What is wilderness?

“Nature needs time for growing and sleeping, free from automobile fumes and massive tractors, away from the cacophony of snowmobiles and trail bikes. There are plenty of tamed wonders for all to goggle at through vehicle windows—we must also retain our wilderness areas where nature can develop in its own calm way and where only those humans who are prepared to walk and sweat a little qualify to go.”
Sir Edmund Hillary, Nothing Venture, Nothing Win

Strictly speaking, a Wilderness Area in New Zealand is a legal classification for land. These areas have no tracks, huts, or motor access. You rely on what you bring with you. They generally cover at least 20,000 hectares and are surrounded by a buffer of other public conservation land. Our country has 11 Wilderness Areas, covering 3% of the land.

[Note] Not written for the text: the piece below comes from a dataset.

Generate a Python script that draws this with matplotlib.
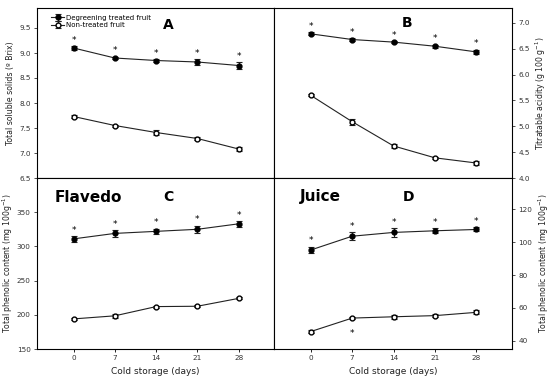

However, if we knock that uppercase ‘W’ down to a 'w', wilderness can be found in many more places. Each of us has a different perception of wilderness, and of nature.

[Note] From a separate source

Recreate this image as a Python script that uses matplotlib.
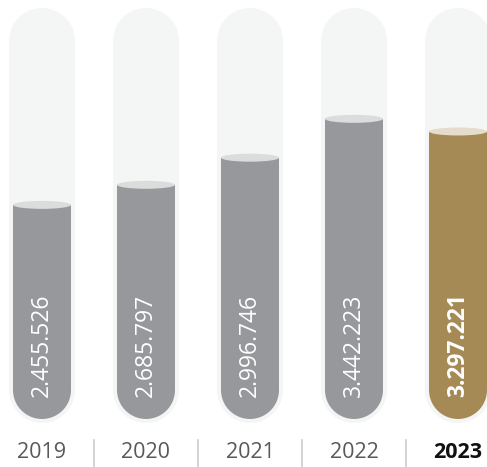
import numpy as np
import matplotlib.pyplot as plt
from matplotlib.patches import Polygon, Ellipse

years = ["2019", "2020", "2021", "2022", "2023"]
values = [2455.526, 2685.797, 2996.746, 3442.223, 3297.221]
labels = ["2.455.526", "2.685.797", "2.996.746", "3.442.223", "3.297.221"]

# pixel scale of the reference
px_x = 104.0      # pixels per category
px_y = 0.0872     # pixels per unit of value

W, H = 487, 467
fig = plt.figure(figsize=(W / 100, H / 100), dpi=100)
ax = fig.add_axes([0, 0, 1, 1])
ax.set_xlim(-42 / px_x, (W - 42) / px_x)
ax.set_ylim(-(H - 419) / px_y, 419 / px_y)
ax.axis("off")

plt.rcParams['font.family'] = ['Open Sans', 'DejaVu Sans']


def capsule(xc, y0, y1, half_w_px, top_round=True, n=40):
    # rounded shape in data units, radius given in pixels
    rx = half_w_px / px_x
    ry = half_w_px / px_y
    pts = []
    # bottom arc: left -> bottom -> right
    for a in np.linspace(np.pi, 2 * np.pi, n):
        pts.append((xc + rx * np.cos(a), y0 + ry + ry * np.sin(a)))
    if top_round:
        # top arc: right -> top -> left
        for a in np.linspace(0, np.pi, n):
            pts.append((xc + rx * np.cos(a), y1 - ry + ry * np.sin(a)))
    else:
        pts.append((xc + rx, y1))
        pts.append((xc - rx, y1))
    return np.array(pts)


top_val = 411 / px_y
bot_val = -4 / px_y

for i, (yr, v, lab) in enumerate(zip(years, values, labels)):
    last = i == len(years) - 1
    bar_c = "#a68a55" if last else "#97989c"
    cap_c = "#e6dccb" if last else "#dcdcdc"

    # background tube
    ax.add_patch(Polygon(capsule(i, bot_val, top_val, 33), closed=True,
                         facecolor="#f4f6f6", edgecolor="none", zorder=1))
    # filled bar
    ax.add_patch(Polygon(capsule(i, 0, v, 29, top_round=False), closed=True,
                         facecolor=bar_c, edgecolor="none", zorder=2))
    ax.add_patch(Ellipse((i, v), 58 / px_x, 8 / px_y, facecolor=cap_c,
                         edgecolor="none", zorder=3))

    ax.text(i, 22 / px_y, lab, rotation=90, ha="center", va="bottom",
            color="white", fontsize=16.5,
            fontweight="bold" if last else "normal", zorder=4)
    ax.text(i, -34 / px_y, yr, ha="center", va="center",
            color="#111111" if last else "#595959", fontsize=15.5,
            fontweight="bold" if last else "normal")
    if i > 0:
        ax.plot([i - 0.5, i - 0.5], [-21 / px_y, -48 / px_y], color="#cccccc",
                lw=1.2)

fig.savefig("out.png", dpi=100)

In his popular essay The Trouble with Wilderness; Or, Getting Back to the Wrong Nature, William Cronon points out that by thinking of wilderness areas as pristine, we forget and insult the indigenous people who have dwelled there, for much longer than any national park has been ‘protected’.

Wilderness, argues Cronon, has long been the opposite of civilisation. It was a wasteland to be avoided, it was the sublime cathedral where you might meet God, it was the antidote to city life that brought you back to your roots (if you could afford the trip). But if wilderness, and by association nature, lives ‘out there’, and is not a place we are within, we’re less likely to feel responsible for the natural world. Out of sight, out of mind, as it were.

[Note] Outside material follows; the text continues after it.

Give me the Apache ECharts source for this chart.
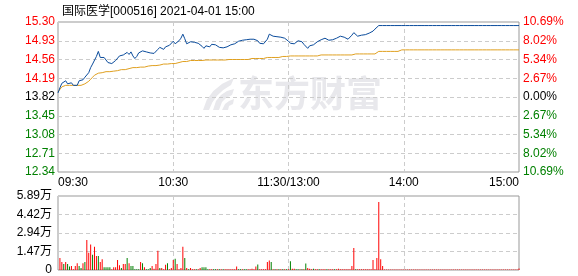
<!DOCTYPE html>
<html><head><meta charset="utf-8">
<script src="https://cdn.jsdelivr.net/npm/echarts@6/dist/echarts.min.js"></script>
<style>html,body{margin:0;padding:0;background:#fff}#c{width:578px;height:276px}</style>
</head><body><div id="c"></div>
<script>
const titleText = '国际医学[000516] 2021-04-01 15:00';
const baseClose = 13.82;
const timeTickLabels = ['09:30', '10:30', '11:30/13:00', '14:00', '15:00'];
const priceTickLabels = ['12.34', '12.71', '13.08', '13.45', '13.82', '14.19', '14.56', '14.93', '15.30'];
const pctTickLabels = ['10.69%', '8.02%', '5.34%', '2.67%', '0.00%', '2.67%', '5.34%', '8.02%', '10.69%'];
const volTickLabels = ['0', '1.47万', '2.94万', '4.42万', '5.89万'];

const price = [
13.90,14.00,14.09,14.10,14.14,14.08,14.10,14.10,14.05,14.04,
14.05,14.14,14.11,14.16,14.21,14.18,14.30,14.40,14.47,14.50,
14.62,14.72,14.60,14.58,14.60,14.55,14.50,14.49,14.48,14.48,
14.54,14.55,14.63,14.65,14.65,14.67,14.70,14.66,14.71,14.63,
14.58,14.62,14.69,14.68,14.73,14.70,14.71,14.70,14.69,14.67,
14.68,14.69,14.76,14.80,14.80,14.76,14.81,14.81,14.84,14.87,
14.92,14.87,14.89,14.93,14.98,15.06,14.97,14.87,14.85,14.91,
14.93,14.90,14.90,14.88,14.85,14.82,14.78,14.83,14.83,14.81,
14.86,14.87,14.85,14.82,14.80,14.78,14.79,14.80,14.81,14.83,
14.85,14.85,14.87,14.88,14.92,14.91,14.94,14.96,14.95,14.96,
14.96,14.96,14.96,14.96,14.93,14.88,14.87,14.87,14.90,14.96,
15.06,15.04,15.02,15.02,15.01,15.01,15.00,15.00,14.98,14.96,
14.92,14.88,14.91,14.87,14.89,14.93,14.93,14.91,14.86,14.83,
14.78,14.83,14.85,14.85,14.87,14.91,14.93,14.95,14.98,14.98,
14.97,14.94,14.93,14.95,14.98,14.98,15.00,15.02,15.01,15.00,
14.98,14.96,14.98,15.04,15.09,15.06,15.02,15.02,15.04,15.05,
15.05,15.06,15.08,15.11,15.12,15.16,15.18,15.23,15.23,15.23,
15.23,15.23,15.23,15.23,15.23,15.23,15.23,15.23,15.23,15.23,
15.23,15.23,15.23,15.23,15.23,15.23,15.23,15.23,15.23,15.23,
15.23,15.23,15.23,15.23,15.23,15.23,15.23,15.23,15.23,15.23,
15.23,15.23,15.23,15.23,15.23,15.23,15.23,15.23,15.23,15.23,
15.23,15.23,15.23,15.23,15.23,15.23,15.23,15.23,15.23,15.23,
15.23,15.23,15.23,15.23,15.23,15.23,15.23,15.23,15.23,15.23,
15.23,15.23,15.23,15.23,15.23,15.23,15.23,15.23,15.23,15.23,
15.23
];

const avgPrice = [
13.92,13.97,14.02,14.04,14.05,14.05,14.05,14.05,14.05,14.05,
14.05,14.05,14.05,14.07,14.08,14.10,14.13,14.17,14.21,14.25,
14.27,14.29,14.30,14.30,14.31,14.32,14.32,14.32,14.32,14.33,
14.34,14.34,14.34,14.36,14.36,14.36,14.38,14.38,14.38,14.40,
14.40,14.40,14.41,14.41,14.41,14.41,14.43,14.43,14.43,14.44,
14.44,14.44,14.45,14.45,14.45,14.47,14.47,14.47,14.48,14.48,
14.48,14.48,14.50,14.50,14.50,14.52,14.52,14.52,14.52,14.54,
14.54,14.54,14.54,14.54,14.54,14.54,14.55,14.55,14.55,14.55,
14.55,14.55,14.55,14.55,14.55,14.55,14.55,14.55,14.55,14.56,
14.56,14.56,14.56,14.56,14.56,14.56,14.56,14.56,14.56,14.56,
14.58,14.58,14.58,14.58,14.58,14.58,14.58,14.58,14.58,14.60,
14.60,14.60,14.60,14.60,14.60,14.60,14.62,14.62,14.62,14.62,
14.62,14.63,14.63,14.63,14.63,14.63,14.63,14.63,14.63,14.63,
14.63,14.63,14.63,14.63,14.63,14.63,14.65,14.65,14.65,14.65,
14.65,14.65,14.65,14.65,14.65,14.65,14.65,14.65,14.65,14.65,
14.65,14.65,14.65,14.65,14.67,14.67,14.67,14.67,14.67,14.67,
14.67,14.67,14.67,14.67,14.67,14.67,14.67,14.72,14.72,14.72,
14.72,14.72,14.72,14.72,14.72,14.72,14.72,14.72,14.72,14.75,
14.75,14.75,14.75,14.75,14.75,14.75,14.75,14.75,14.75,14.75,
14.75,14.75,14.75,14.75,14.75,14.75,14.75,14.75,14.75,14.75,
14.75,14.75,14.75,14.75,14.75,14.75,14.75,14.75,14.75,14.75,
14.75,14.75,14.75,14.75,14.75,14.75,14.75,14.75,14.75,14.75,
14.75,14.75,14.75,14.75,14.75,14.75,14.75,14.75,14.75,14.75,
14.75,14.75,14.75,14.75,14.75,14.75,14.75,14.75,14.75,14.75,
14.75
];

// volume in 万
const volume = [
0,0.96,0.64,0.48,0.64,0.48,0.27,0.32,0.05,0.32,
0.53,0.32,0.16,0.53,0.64,2.39,1.38,2.02,1.22,1.86,
1.11,1.11,0.64,0.85,0.21,0.21,0.21,0.21,0.05,0.21,
0.21,0.80,0.37,0.16,0.48,0.48,0.96,0.53,0.32,0.32,
0.05,0.05,0.05,0.64,0.53,0.21,0.05,0.05,0.16,0.32,
0.10,0.48,1.54,0.16,0.16,0.05,0.42,0.53,0.05,0.16,
0.80,0.90,0.48,0.05,0.16,1.86,0.96,0.16,0.05,0.16,
0.05,0.05,0.05,0.05,0.16,0.21,0.21,0.21,0.05,0.05,
0.05,0.05,0.05,0.05,0.05,0.05,0.05,0.05,0.05,0.05,
0.05,0.05,0.05,0.27,0.05,0.05,0.05,0.05,0.05,0.05,
0.05,0.10,0.05,0.27,0.43,0.05,0.05,0.05,0.05,0.64,
0.75,0.64,0.05,0.05,0.05,0.05,0.05,0.05,0.05,0.05,
0.05,0.70,0.10,0.10,0.05,0.05,0.05,0.05,0.05,0.52,
0.16,0.10,0.05,0.10,0.05,0.05,0.05,0.05,0.05,0.05,
0.05,0.05,0.05,0.05,0.05,0.05,0.10,0.05,0.05,0.05,
0.05,0.05,0.05,0.32,1.75,0.05,0.05,0.05,0.05,0.05,
0.05,0.05,0.05,0.05,0.80,0.05,0.95,5.41,0.85,0.32,
0.03,0.03,0.03,0.03,0.03,0.03,0.03,0.03,0.03,0.03,
0.03,0.03,0.03,0.03,0.03,0.03,0.03,0.03,0.03,0.03,
0.03,0.03,0.03,0.03,0.03,0.03,0.03,0.03,0.03,0.03,
0.03,0.03,0.03,0.03,0.03,0.03,0.03,0.03,0.03,0.03,
0.03,0.03,0.03,0.03,0.03,0.03,0.03,0.03,0.03,0.03,
0.03,0.03,0.03,0.03,0.03,0.03,0.03,0.03,0.03,0.03,
0.03,0.03,0.03,0.03,0.03,0.03,0.03,0.03,0.03,0.03,
0.11
];
// 1 = up (red), -1 = down (green)
const volDir = [
1,1,1,-1,1,-1,-1,1,1,1,
1,-1,-1,1,-1,1,1,1,-1,1,
1,-1,1,1,-1,-1,-1,-1,1,1,
1,1,1,-1,1,1,-1,1,-1,-1,
-1,-1,-1,1,-1,1,-1,-1,-1,1,
1,1,1,-1,1,1,1,-1,1,1,
1,-1,1,1,1,1,-1,1,-1,1,
1,1,-1,1,1,-1,-1,-1,-1,1,
1,-1,-1,1,-1,1,-1,1,1,1,
1,1,1,1,-1,-1,1,-1,-1,1,
1,1,1,1,-1,1,1,1,1,1,
1,-1,1,-1,1,-1,1,-1,1,-1,
1,-1,1,1,-1,-1,1,-1,1,-1,
1,1,1,-1,1,1,-1,1,1,1,
-1,1,1,1,-1,1,1,1,1,1,
1,1,1,1,1,-1,1,1,1,1,
1,1,1,1,1,1,1,1,1,1,
1,1,1,1,1,1,1,1,1,1,
1,1,1,1,1,1,1,1,1,1,
1,1,1,1,1,1,1,1,1,1,
1,1,1,1,1,1,1,1,1,1,
1,1,1,1,1,1,1,1,1,1,
1,1,1,1,1,1,1,1,1,1,
1,1,1,1,1,1,1,1,1,1,
1
];

// time categories
const times = [];
function pad(n){return (n<10?'0':'')+n;}
for (let i = 0; i <= 240; i++) {
  let m = i <= 120 ? 9*60+30+i : 13*60+(i-120);
  times.push(pad(Math.floor(m/60)) + ':' + pad(m%60));
}
const tickIdx = [0, 60, 120, 180, 240];

const RED = '#ff0000', GREEN = '#008000';
const FONT = '"Liberation Sans", Arial, "Noto Sans CJK SC", sans-serif';
const step = 0.37, half = 1.48;
const volStep = 1.4725;
function idxOf(v){ return Math.round((parseFloat(v) + half) / step); }
function colorByIdx(idx){ return idx > 4 ? RED : (idx < 4 ? GREEN : '#000'); }
const WM = '#e8e8ec';

const chart = echarts.init(document.getElementById('c'), null, {renderer: 'canvas'});
chart.setOption({
  animation: false,
  backgroundColor: '#fff',
  textStyle: {fontFamily: FONT},
  title: {
    text: titleText, left: 57, top: 1,
    textStyle: {fontSize: 12, fontWeight: 'normal', color: '#000', fontFamily: FONT}
  },
  graphic: [
    {
      type: 'text', left: 238, top: 75, z: -10, silent: true,
      style: {text: '东方财富', fill: WM, font: 'bold 36px "Noto Sans CJK SC"'}
    },
    {
      type: 'polygon', z: -10, silent: true,
      shape: {points: [[203,110],[206.8,99.8],[213.3,91],[222.3,83.8],[234,78],[231,85],[223.2,89.9],[217,95.8],[212.3,102.4],[209,110]]},
      style: {fill: WM}
    },
    {
      type: 'polygon', z: -10, silent: true,
      shape: {points: [[213,110],[216,101],[221,95],[227,91],[234,89],[232,95],[226,98],[222,102],[219,110]]},
      style: {fill: WM}
    },
    {
      type: 'polygon', z: -10, silent: true,
      shape: {points: [[222,110],[225,104],[229,101],[234,99],[233,104],[229,106],[228,110]]},
      style: {fill: WM}
    }
  ],
  grid: [
    {left: 58, right: 59, top: 22, height: 150, show: true, borderColor: '#999', borderWidth: 1, backgroundColor: 'transparent'},
    {left: 58, right: 59, top: 196, height: 74, show: true, borderColor: '#999', borderWidth: 1, backgroundColor: 'transparent'}
  ],
  xAxis: [
    {
      type: 'category', gridIndex: 0, data: times, boundaryGap: false,
      axisLine: {show: false}, axisTick: {show: false},
      axisLabel: {
        interval: (i) => tickIdx.indexOf(i) >= 0,
        formatter: (v, i) => timeTickLabels[tickIdx.indexOf(i)] || '',
        color: '#000', fontSize: 12, margin: 5,
        alignMinLabel: 'left', alignMaxLabel: 'right'
      },
      splitLine: {show: true, interval: (i) => i % 60 === 0 && i > 0 && i < 240,
        lineStyle: {color: '#ccc', type: [4, 3]}}
    },
    {
      type: 'category', gridIndex: 1, data: times, boundaryGap: false,
      axisLine: {show: false}, axisTick: {show: false}, axisLabel: {show: false},
      splitLine: {show: true, interval: (i) => i % 60 === 0 && i > 0 && i < 240,
        lineStyle: {color: '#ccc', type: [4, 3]}}
    }
  ],
  yAxis: [
    {
      type: 'value', gridIndex: 0, min: -half, max: half, interval: step,
      axisLine: {show: false}, axisTick: {show: false},
      axisLabel: {
        fontSize: 12, margin: 3,
        formatter: (v) => priceTickLabels[idxOf(v)],
        color: (v) => colorByIdx(idxOf(v))
      },
      splitLine: {show: true, lineStyle: {color: '#ccc', type: [4, 3]}}
    },
    {
      type: 'value', gridIndex: 0, position: 'right', min: -half, max: half, interval: step,
      axisLine: {show: false}, axisTick: {show: false},
      axisLabel: {
        fontSize: 12, margin: 4,
        formatter: (v) => pctTickLabels[8 - idxOf(v)],
        color: (v) => colorByIdx(idxOf(v))
      },
      splitLine: {show: false}
    },
    {
      type: 'value', gridIndex: 1, min: 0, max: 5.89, interval: volStep,
      axisLine: {show: false}, axisTick: {show: false},
      axisLabel: {
        fontSize: 12, margin: 6, color: '#000',
        formatter: (v) => volTickLabels[Math.round(v / volStep)]
      },
      splitLine: {show: true, lineStyle: {color: '#ccc', type: [4, 3]}}
    }
  ],
  series: [
    {
      name: '价格', type: 'line', xAxisIndex: 0, yAxisIndex: 0,
      data: price.map(p => +(p - baseClose).toFixed(2)),
      showSymbol: false, symbol: 'none', lineStyle: {color: '#0b4c9c', width: 1}, z: 3
    },
    {
      name: '均价', type: 'line', xAxisIndex: 0, yAxisIndex: 0,
      data: avgPrice.map(p => +(p - baseClose).toFixed(2)),
      showSymbol: false, symbol: 'none', lineStyle: {color: '#e0a020', width: 1}, z: 2
    },
    {
      name: '成交量', type: 'bar', xAxisIndex: 1, yAxisIndex: 2, barWidth: 1,
      data: volume.map((v, i) => ({value: v, itemStyle: {color: volDir[i] > 0 ? RED : GREEN}}))
    }
  ]
});
</script>
</body></html>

Of course, few places with rich biodiversity remain, and there are too many of us now to live lightly on the land wherever we like. So the ‘otherness’ of wilderness arguably has value. I’m reminded of Daniel Quinn’s excellent visual summary of our changing relationship with the wild, The Fence:

© Daniel Quinn. Shared here with permission from the artist.

Wild moments may be found on a mountain top, on a walk along the beach, or in a quiet corner of a garden. The important thing is that we see ourselves as being inside nature, and don’t mentally fence it off.